If an AI agent handles most support volume, it begins to own not just ticket data, but also the business logic around how support should work.
That includes:
Workflow logic
Escalation rules
Tone and language policies
Action rules across backend systems
Company-specific support knowledge
Over time, this makes the AI layer much more embedded and harder to replace.
(22:53) AI agents that take action, not just answer questions
A real support agent does more than provide information.
For example, in financial services, a support agent may need to:
Verify identity
Lock an old card
Reissue a new one
Update backend systems
Follow company-specific workflows
This is where the “system of intelligence” becomes valuable: not just storing tickets, but encoding how the business actually operates.
(25:33) Learning enterprise sales as a startup founder
Jesse discusses the learning curve of enterprise sales, especially for technical founders.
Compared with consumer startups, he finds enterprise sales more systematic because the signals are clearer:
There is a buyer
There is a budget
There is a concrete deal to win
Still, success depends heavily on:
Warm introductions
Trusted networks
Investor access
Understanding enterprise incentives
(29:42) How VCs can actually help enterprise startups
The episode highlights a rare area where venture investors can provide meaningful operational help: enterprise introductions.
For Decagon, investors and backers have been especially useful in:
Opening doors at large enterprises
Accelerating sales cycles
Reaching buyers through board and executive networks
This is especially valuable in AI, where many companies now have internal mandates to explore adoption.
(32:20) The model wars: OpenAI, Anthropic, Gemini, and switching costs
Jesse explains that for Decagon, evaluating new models is fast and highly operationalized.
He says the top models are still clearly led by OpenAI and Anthropic, with Gemini improving as well.
Because the company has strong internal evaluation systems, new models can be tested very quickly and swapped in as needed.
(35:25) What’s real vs hype in AI startup valuations
The discussion closes with a candid take on AI fundraising and inflated valuations.
Jesse argues that founders and VCs are not always perfectly aligned:
VCs can tolerate many losses if a few companies become massive winners
Founders can get trapped by valuations that are too high
Employees may suffer if option pricing gets distorted
Big rounds can create pressure to spend irresponsibly
The core advice: founders should be careful about taking valuations that look great in the short term but may create long-term problems.
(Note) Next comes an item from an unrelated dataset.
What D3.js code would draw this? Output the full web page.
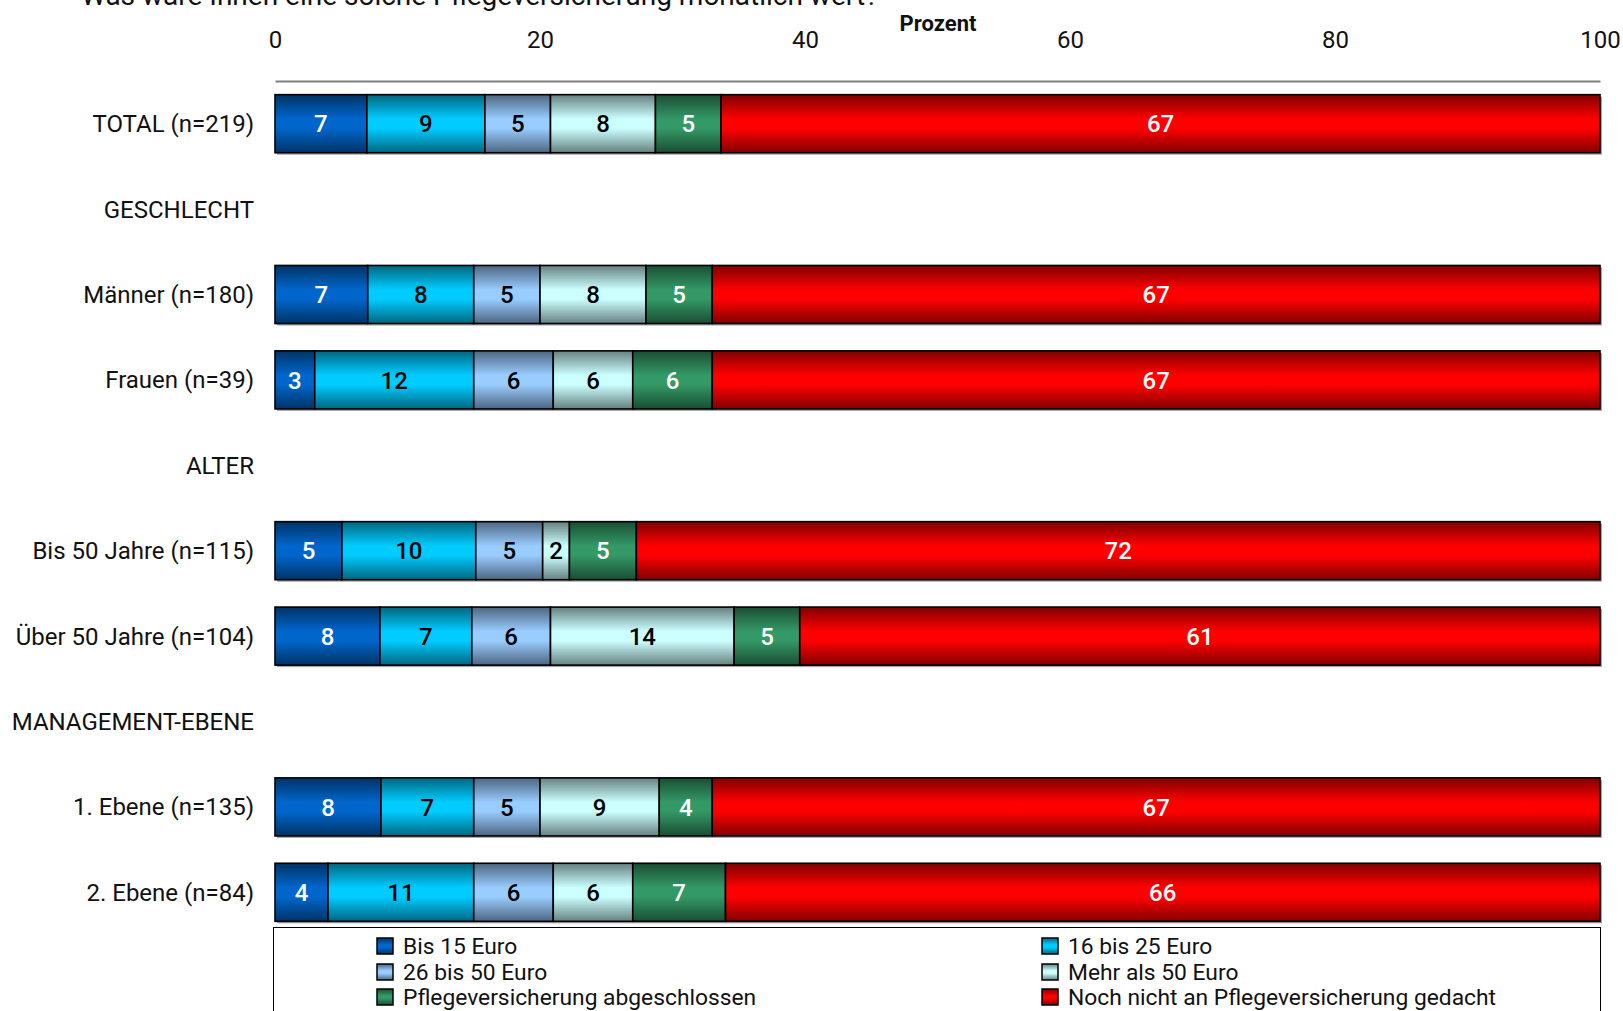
<!DOCTYPE html>
<html>
<head>
<meta charset="utf-8">
<script src="https://cdn.jsdelivr.net/npm/d3@7"></script>
<style>
  html, body { margin: 0; padding: 0; background: #fff; }
  svg { display: block; }
  text { font-family: Roboto, "Noto Sans", sans-serif; fill: #111; }
</style>
</head>
<body>
<svg id="chart" width="1623" height="1011"></svg>
<script>
// Rows of the chart; group headers carry no values
const categories = [
  "TOTAL (n=219)", "GESCHLECHT", "Männer (n=180)", "Frauen (n=39)",
  "ALTER", "Bis 50 Jahre (n=115)", "Über 50 Jahre (n=104)",
  "MANAGEMENT-EBENE", "1. Ebene (n=135)", "2. Ebene (n=84)"
];

const seriesNames = [
  "Bis 15 Euro", "16 bis 25 Euro", "26 bis 50 Euro",
  "Mehr als 50 Euro", "Pflegeversicherung abgeschlossen",
  "Noch nicht an Pflegeversicherung gedacht"
];

// Percent values per series, aligned with categories (null = header row)
const bis15      = [7, null, 7, 3,  null, 5,  8,  null, 8,  4];
const von16bis25 = [9, null, 8, 12, null, 10, 7,  null, 7,  11];
const von26bis50 = [5, null, 5, 6,  null, 5,  6,  null, 5,  6];
const mehrAls50  = [8, null, 8, 6,  null, 2,  14, null, 9,  6];
const abgeschlossen = [5, null, 5, 6, null, 5, 5, null, 4, 7];
const nochNicht  = [67, null, 67, 67, null, 72, 61, null, 67, 66];

const tickLabels = [0, 20, 40, 60, 80, 100];
const title = "Was wäre Ihnen eine solche Pflegeversicherung monatlich wert?";
const axisTitle = "Prozent";

const seriesValues = [bis15, von16bis25, von26bis50, mehrAls50, abgeschlossen, nochNicht];
const seriesColors = ["#0066cc", "#00ccff", "#99ccff", "#ccffff", "#339966", "#ff0000"];
const labelColors  = ["#fff", "#000", "#000", "#000", "#fff", "#fff"];

const svg = d3.select("#chart");

// Scales
const x = d3.scaleLinear().domain([0, 1]).range([275, 1600]);
const y = d3.scaleBand().domain(categories).range([81, 935])
  .paddingInner(0.32).paddingOuter(0.16);

// Vertical sheen gradients: dark edges, bright middle
const defs = svg.append("defs");
seriesColors.forEach((c, i) => {
  const dark = d3.interpolateRgb(c, "#000")(0.5);
  const g = defs.append("linearGradient").attr("id", "grad" + i)
    .attr("x1", 0).attr("y1", 0).attr("x2", 0).attr("y2", 1);
  g.append("stop").attr("offset", "0%").attr("stop-color", dark);
  g.append("stop").attr("offset", "42%").attr("stop-color", c);
  g.append("stop").attr("offset", "58%").attr("stop-color", c);
  g.append("stop").attr("offset", "100%").attr("stop-color", dark);
});

// Table of data rows
const table = categories.map((cat, r) => {
  const row = { cat };
  seriesNames.forEach((s, i) => row[s] = seriesValues[i][r]);
  return row;
}).filter(d => d[seriesNames[0]] != null);

const stacked = d3.stack().keys(seriesNames).offset(d3.stackOffsetExpand)(table);

// Title (partly above the visible area)
svg.append("text").attr("x", 81).attr("y", 5)
  .attr("font-size", 28).text(title);

// Axis title
svg.append("text").attr("x", 938).attr("y", 31)
  .attr("text-anchor", "middle").attr("font-size", 22)
  .attr("font-weight", "bold").text(axisTitle);

// Top axis: tick labels and base line, no tick marks
const axis = d3.axisTop(x).tickValues(tickLabels.map(d => d / 100))
  .tickFormat(d => Math.round(d * 100)).tickSize(0).tickPadding(0);
const axisG = svg.append("g").attr("transform", "translate(0,81)").call(axis);
axisG.select(".domain").attr("stroke", "#7f7f7f").attr("stroke-width", 2);
axisG.selectAll(".tick text").attr("font-size", 24)
  .attr("y", -33).attr("dy", 0).attr("fill", "#111")
  .style("font-family", "Roboto, 'Noto Sans', sans-serif");

// Category labels
svg.append("g").selectAll("text").data(categories).join("text")
  .attr("x", 254).attr("y", d => y(d) + y.bandwidth() / 2)
  .attr("dy", "0.35em").attr("text-anchor", "end")
  .attr("font-size", 24).text(d => d);

// Bar shadows
svg.append("g").selectAll("rect").data(table).join("rect")
  .attr("x", x(0) + 2).attr("y", d => y(d.cat) + 2)
  .attr("width", x(1) - x(0)).attr("height", y.bandwidth())
  .attr("fill", "#a6a6a6");

// Segments
const layers = svg.append("g").selectAll("g").data(stacked).join("g");
layers.selectAll("rect").data((s, i) => s.map(p => ({ p, i, cat: p.data.cat })))
  .join("rect")
  .attr("x", d => x(d.p[0])).attr("y", d => y(d.cat))
  .attr("width", d => x(d.p[1]) - x(d.p[0])).attr("height", y.bandwidth())
  .attr("fill", d => `url(#grad${d.i})`)
  .attr("stroke", "#000").attr("stroke-width", 1.6);

// Value labels
layers.selectAll("text").data((s, i) => s.map(p => ({ p, i, cat: p.data.cat, key: s.key })))
  .join("text")
  .attr("x", d => (x(d.p[0]) + x(d.p[1])) / 2)
  .attr("y", d => y(d.cat) + y.bandwidth() / 2)
  .attr("dy", "0.36em").attr("text-anchor", "middle")
  .attr("font-size", 24).attr("font-weight", 500)
  .style("fill", d => labelColors[d.i])
  .text(d => d.p.data[d.key]);

// Legend
const legend = svg.append("g");
legend.append("rect").attr("x", 273.5).attr("y", 927.5)
  .attr("width", 1327).attr("height", 120)
  .attr("fill", "#fff").attr("stroke", "#000").attr("stroke-width", 1);

const colX = [377, 1042];
const rowY = [946, 972, 997];
const items = legend.selectAll("g.item").data(seriesNames).join("g")
  .attr("class", "item")
  .attr("transform", (d, i) => `translate(${colX[i % 2]},${rowY[Math.floor(i / 2)]})`);
items.append("rect").attr("x", 0).attr("y", -8).attr("width", 16).attr("height", 16)
  .attr("fill", (d, i) => `url(#grad${i})`).attr("stroke", "#000").attr("stroke-width", 1.5);
items.append("text").attr("x", 26).attr("y", 0).attr("dy", "0.36em")
  .attr("font-size", 22.8).text(d => d);
</script>
</body>
</html>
(41:17) Should founders take secondary liquidity?
The hosts and Jesse discuss when founders should take money off the table.
The general view is that once valuations become meaningful, founder secondary can be rational because it:
Reduces personal financial pressure
Better aligns founders with long-term company building
Helps founders take the bigger swing more comfortably
The real danger is not necessarily raising a lot — it is raising too much at the wrong price and then spending carelessly.
Key Takeaways for Founders
AI support is about more than cost cutting
The best AI agents improve both efficiency and customer experience.
Modern AI works because it is less brittle
Generative systems are a major improvement over rigid chatbots and IVR flows.
Teaching AI like a human is a powerful design principle
Natural-language operating procedures are often more flexible than hard-coded workflows.
Real AI moats come from embedded workflow intelligence
The strongest products may become a company’s system of intelligence.
Enterprise sales is a learnable advantage
Great products matter, but enterprise sales also depends on relationships, trust, and process.
Fundraising discipline matters in AI
High valuations can be tempting, but founders need to think carefully about long-term consequences.
About the Guest
About Jesse Zhang
Jesse Zhang is the co-founder and CEO of Decagon, an AI company building customer support agents for enterprises across chat, email, and voice.
Before Decagon, Jesse studied AI at Harvard and started a company that was later acquired by Niantic. At Decagon, he is focused on building AI systems that improve customer experience while helping large businesses operate more efficiently.